> [PROBLEM REQUIREMENTS] Working from the data below, reproduce exactly the lines starting at the one that holds "Recreate this image" and ending at the one that holds "sparse_y = [0.0, 0.0, 0.0, 0.0, 0.0, 0.0, 0.0, 0.0, 0.001]". Pictures are excluded.

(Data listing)
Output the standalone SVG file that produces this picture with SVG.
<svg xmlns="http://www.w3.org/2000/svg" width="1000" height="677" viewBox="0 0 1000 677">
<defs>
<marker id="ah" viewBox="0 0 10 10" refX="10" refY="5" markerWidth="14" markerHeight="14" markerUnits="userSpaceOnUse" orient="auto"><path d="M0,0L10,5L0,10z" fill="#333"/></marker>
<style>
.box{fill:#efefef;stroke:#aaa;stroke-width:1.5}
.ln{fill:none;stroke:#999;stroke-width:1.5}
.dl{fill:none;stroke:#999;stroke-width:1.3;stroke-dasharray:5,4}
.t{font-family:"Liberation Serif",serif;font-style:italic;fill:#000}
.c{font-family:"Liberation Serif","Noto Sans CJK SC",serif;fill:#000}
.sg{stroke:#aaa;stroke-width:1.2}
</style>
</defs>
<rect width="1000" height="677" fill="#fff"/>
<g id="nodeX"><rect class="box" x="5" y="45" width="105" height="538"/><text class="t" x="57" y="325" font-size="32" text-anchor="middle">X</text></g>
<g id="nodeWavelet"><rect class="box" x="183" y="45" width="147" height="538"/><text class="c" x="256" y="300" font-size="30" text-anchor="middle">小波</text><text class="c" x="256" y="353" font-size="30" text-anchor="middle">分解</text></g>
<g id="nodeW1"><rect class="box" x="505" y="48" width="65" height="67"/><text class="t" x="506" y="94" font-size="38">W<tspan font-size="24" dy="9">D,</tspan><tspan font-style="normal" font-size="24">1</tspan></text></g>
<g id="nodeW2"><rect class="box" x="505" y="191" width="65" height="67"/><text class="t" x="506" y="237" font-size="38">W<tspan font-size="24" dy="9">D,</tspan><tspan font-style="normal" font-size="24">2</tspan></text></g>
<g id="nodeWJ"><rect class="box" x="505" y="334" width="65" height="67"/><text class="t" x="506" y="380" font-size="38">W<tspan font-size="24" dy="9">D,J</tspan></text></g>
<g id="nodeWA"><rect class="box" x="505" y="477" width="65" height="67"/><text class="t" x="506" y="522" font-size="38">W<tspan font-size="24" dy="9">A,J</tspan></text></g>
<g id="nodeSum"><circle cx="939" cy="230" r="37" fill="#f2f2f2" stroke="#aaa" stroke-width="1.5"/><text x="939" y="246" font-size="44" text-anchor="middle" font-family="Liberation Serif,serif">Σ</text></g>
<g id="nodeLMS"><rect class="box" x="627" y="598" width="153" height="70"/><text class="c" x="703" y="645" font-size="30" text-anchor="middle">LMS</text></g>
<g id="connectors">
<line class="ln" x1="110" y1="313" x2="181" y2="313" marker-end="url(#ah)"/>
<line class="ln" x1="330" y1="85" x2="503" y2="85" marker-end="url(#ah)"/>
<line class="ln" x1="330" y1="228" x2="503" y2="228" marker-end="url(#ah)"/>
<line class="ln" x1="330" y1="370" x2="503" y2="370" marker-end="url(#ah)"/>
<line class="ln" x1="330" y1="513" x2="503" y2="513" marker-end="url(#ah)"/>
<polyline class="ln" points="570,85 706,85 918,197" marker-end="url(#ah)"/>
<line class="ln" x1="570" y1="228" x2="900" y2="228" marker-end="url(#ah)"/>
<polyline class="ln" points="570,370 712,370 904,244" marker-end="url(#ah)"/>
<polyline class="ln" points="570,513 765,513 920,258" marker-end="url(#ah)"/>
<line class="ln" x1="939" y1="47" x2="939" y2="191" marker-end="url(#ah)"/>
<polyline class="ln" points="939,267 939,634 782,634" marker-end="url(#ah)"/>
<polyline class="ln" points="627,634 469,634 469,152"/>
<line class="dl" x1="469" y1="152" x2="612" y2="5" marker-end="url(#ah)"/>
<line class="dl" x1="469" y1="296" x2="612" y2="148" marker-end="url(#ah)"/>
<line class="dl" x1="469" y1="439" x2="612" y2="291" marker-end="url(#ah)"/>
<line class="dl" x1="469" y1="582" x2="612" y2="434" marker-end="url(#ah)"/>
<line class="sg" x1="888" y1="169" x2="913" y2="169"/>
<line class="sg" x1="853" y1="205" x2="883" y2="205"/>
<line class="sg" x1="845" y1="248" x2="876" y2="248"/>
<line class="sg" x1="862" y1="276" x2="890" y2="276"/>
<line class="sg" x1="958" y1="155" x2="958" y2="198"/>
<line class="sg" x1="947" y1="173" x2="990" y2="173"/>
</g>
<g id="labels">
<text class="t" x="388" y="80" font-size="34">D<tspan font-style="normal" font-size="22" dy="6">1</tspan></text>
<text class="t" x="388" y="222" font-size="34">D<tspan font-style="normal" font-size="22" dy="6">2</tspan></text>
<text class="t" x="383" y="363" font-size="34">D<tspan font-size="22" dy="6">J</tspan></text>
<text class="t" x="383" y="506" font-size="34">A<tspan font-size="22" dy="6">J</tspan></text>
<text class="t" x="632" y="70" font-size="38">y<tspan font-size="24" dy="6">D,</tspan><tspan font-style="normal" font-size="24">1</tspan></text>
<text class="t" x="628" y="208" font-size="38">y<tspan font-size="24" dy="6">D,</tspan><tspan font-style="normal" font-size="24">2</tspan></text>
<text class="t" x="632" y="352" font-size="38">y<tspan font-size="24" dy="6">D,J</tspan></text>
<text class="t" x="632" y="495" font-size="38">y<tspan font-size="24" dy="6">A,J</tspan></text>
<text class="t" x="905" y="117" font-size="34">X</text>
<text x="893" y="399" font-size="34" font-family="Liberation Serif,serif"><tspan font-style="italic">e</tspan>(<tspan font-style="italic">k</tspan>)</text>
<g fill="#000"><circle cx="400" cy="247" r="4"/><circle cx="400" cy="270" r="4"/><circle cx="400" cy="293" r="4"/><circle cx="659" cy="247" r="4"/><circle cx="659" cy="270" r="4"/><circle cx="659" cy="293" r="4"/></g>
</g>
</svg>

...

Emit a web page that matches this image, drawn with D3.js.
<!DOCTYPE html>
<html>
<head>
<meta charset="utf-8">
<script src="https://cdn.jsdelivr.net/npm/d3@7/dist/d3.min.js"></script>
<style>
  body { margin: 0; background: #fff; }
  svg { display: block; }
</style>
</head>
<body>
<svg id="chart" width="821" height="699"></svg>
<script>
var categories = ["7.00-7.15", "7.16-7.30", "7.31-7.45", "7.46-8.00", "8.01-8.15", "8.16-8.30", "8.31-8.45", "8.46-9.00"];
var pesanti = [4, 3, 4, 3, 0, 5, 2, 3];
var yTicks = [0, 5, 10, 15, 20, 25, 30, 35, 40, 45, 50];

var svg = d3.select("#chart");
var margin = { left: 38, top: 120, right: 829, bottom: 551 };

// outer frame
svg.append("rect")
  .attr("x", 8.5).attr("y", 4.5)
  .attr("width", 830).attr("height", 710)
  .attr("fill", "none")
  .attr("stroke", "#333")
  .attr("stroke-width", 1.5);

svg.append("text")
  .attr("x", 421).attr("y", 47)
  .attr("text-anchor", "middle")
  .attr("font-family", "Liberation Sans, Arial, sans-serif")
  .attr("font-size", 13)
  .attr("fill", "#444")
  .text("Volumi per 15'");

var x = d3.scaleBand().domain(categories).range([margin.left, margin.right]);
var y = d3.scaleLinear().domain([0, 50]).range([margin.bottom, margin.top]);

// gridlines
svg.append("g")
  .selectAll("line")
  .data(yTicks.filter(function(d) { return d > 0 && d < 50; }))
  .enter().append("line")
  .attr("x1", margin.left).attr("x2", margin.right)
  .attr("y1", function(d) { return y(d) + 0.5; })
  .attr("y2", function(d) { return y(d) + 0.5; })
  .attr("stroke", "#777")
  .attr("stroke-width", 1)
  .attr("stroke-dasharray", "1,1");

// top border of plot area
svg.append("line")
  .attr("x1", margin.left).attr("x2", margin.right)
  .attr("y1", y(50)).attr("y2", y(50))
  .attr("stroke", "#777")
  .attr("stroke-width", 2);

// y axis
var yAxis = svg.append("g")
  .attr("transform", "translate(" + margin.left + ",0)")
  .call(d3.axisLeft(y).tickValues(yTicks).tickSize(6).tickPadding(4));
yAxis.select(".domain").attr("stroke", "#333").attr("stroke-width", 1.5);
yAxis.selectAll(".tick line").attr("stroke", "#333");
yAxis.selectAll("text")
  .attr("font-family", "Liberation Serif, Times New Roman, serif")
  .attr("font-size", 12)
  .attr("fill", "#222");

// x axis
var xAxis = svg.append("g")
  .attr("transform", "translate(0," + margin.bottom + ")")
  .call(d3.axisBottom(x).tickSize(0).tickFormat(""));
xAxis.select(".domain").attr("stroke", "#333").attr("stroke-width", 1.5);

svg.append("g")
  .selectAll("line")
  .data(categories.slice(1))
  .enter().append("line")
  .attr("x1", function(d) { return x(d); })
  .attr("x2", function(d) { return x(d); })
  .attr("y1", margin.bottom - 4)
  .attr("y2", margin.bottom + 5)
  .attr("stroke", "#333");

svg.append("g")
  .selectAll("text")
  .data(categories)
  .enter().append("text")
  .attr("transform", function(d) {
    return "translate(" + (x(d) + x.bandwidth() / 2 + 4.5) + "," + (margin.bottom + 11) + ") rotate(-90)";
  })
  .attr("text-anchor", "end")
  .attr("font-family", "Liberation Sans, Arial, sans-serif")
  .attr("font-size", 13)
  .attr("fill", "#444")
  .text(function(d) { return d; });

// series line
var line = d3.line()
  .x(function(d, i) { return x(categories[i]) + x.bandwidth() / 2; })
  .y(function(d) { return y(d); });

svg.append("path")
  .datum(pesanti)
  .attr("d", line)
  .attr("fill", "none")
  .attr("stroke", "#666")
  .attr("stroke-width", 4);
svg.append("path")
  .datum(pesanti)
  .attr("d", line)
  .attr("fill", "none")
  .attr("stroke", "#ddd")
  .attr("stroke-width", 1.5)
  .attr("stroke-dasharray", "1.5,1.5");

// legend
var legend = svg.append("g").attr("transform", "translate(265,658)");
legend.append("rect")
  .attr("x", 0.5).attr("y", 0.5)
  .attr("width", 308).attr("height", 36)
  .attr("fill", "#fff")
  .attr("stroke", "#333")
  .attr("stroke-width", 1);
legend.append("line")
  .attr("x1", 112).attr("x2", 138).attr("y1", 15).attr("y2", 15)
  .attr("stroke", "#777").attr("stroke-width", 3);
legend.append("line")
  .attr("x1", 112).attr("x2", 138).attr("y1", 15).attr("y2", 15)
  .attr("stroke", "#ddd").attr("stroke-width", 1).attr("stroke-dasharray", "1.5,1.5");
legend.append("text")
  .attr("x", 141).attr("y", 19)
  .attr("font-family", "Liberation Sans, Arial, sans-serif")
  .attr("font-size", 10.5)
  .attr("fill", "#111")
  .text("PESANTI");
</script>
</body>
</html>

==

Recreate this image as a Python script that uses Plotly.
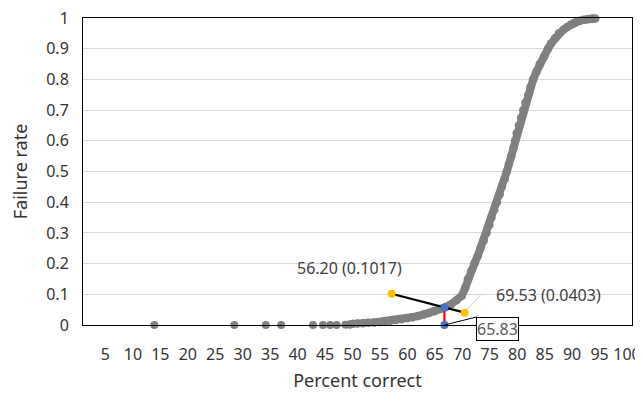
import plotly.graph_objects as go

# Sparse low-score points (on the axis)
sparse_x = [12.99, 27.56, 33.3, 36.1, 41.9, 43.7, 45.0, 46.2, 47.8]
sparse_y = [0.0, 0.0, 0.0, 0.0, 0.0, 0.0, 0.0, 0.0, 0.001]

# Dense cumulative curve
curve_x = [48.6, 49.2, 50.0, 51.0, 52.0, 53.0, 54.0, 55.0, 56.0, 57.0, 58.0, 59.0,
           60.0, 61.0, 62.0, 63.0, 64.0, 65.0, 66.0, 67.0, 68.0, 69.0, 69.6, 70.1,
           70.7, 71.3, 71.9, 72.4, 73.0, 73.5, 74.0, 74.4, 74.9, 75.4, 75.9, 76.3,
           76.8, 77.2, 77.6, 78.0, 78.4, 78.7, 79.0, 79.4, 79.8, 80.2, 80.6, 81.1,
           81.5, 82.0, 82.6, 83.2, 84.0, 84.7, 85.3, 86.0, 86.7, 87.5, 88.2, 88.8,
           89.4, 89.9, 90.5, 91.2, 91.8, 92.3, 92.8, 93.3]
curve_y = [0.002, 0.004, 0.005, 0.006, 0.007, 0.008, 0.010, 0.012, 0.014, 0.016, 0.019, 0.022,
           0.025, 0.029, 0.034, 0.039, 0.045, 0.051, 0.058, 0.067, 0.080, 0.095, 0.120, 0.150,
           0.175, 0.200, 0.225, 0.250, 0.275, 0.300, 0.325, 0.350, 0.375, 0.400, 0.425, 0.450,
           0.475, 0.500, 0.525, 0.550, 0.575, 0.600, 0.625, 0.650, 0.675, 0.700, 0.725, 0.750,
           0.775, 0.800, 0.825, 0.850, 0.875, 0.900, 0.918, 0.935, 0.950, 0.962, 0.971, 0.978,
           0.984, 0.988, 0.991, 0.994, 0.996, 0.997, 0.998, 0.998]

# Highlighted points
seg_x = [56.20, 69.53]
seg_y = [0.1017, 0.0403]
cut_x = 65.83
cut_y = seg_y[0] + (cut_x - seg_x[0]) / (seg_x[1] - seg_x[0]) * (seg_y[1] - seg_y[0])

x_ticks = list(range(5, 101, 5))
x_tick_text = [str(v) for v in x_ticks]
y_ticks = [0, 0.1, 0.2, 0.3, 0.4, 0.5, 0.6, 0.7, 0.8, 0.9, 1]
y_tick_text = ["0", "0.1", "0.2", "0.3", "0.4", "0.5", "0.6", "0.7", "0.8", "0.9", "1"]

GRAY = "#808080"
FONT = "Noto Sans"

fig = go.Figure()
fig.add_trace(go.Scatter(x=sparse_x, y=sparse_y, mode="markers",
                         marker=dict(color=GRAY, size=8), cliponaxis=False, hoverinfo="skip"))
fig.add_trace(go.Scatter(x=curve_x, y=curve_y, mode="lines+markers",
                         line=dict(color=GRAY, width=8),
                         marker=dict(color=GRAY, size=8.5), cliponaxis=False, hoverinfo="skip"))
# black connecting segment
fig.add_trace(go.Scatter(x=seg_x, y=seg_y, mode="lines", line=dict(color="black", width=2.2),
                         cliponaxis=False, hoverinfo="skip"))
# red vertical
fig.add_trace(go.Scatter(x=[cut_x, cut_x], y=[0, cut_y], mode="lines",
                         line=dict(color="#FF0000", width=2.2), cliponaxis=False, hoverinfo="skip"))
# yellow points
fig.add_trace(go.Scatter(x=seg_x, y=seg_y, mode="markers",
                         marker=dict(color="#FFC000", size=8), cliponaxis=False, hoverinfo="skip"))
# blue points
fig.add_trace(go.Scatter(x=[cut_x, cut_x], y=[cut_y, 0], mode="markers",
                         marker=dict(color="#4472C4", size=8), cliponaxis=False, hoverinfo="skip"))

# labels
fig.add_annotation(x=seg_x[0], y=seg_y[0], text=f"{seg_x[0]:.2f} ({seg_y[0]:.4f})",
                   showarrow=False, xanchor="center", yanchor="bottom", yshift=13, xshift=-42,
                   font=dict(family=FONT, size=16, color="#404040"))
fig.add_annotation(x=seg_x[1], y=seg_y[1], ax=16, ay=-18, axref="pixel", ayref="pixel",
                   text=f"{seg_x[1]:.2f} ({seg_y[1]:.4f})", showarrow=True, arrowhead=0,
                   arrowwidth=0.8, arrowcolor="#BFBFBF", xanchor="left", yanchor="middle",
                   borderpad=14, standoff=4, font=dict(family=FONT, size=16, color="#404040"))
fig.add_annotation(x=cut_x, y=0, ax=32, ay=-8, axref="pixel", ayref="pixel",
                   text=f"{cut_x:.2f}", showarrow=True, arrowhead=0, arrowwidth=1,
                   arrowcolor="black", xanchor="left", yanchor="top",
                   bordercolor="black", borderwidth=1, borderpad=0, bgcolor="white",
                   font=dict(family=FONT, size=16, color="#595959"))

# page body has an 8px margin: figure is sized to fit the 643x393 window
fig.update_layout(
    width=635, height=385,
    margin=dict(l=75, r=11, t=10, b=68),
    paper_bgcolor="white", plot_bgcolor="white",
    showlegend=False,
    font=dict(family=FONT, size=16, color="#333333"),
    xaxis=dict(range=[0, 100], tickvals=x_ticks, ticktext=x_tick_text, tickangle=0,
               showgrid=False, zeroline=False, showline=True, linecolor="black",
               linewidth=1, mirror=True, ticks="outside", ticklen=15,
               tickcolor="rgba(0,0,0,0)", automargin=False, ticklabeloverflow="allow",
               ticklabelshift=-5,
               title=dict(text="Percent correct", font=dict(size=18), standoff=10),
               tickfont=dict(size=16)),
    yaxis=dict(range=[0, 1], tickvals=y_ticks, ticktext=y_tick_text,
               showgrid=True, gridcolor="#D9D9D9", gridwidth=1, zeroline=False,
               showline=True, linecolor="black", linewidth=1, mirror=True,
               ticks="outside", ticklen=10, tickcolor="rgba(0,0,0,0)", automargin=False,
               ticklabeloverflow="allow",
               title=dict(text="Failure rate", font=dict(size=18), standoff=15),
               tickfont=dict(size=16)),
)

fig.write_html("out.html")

> [WORKED ANSWER]
Recreate this image as a Python script that uses Plotly.
import plotly.graph_objects as go

# Sparse low-score points (on the axis)
sparse_x = [12.99, 27.56, 33.3, 36.1, 41.9, 43.7, 45.0, 46.2, 47.8]
sparse_y = [0.0, 0.0, 0.0, 0.0, 0.0, 0.0, 0.0, 0.0, 0.001]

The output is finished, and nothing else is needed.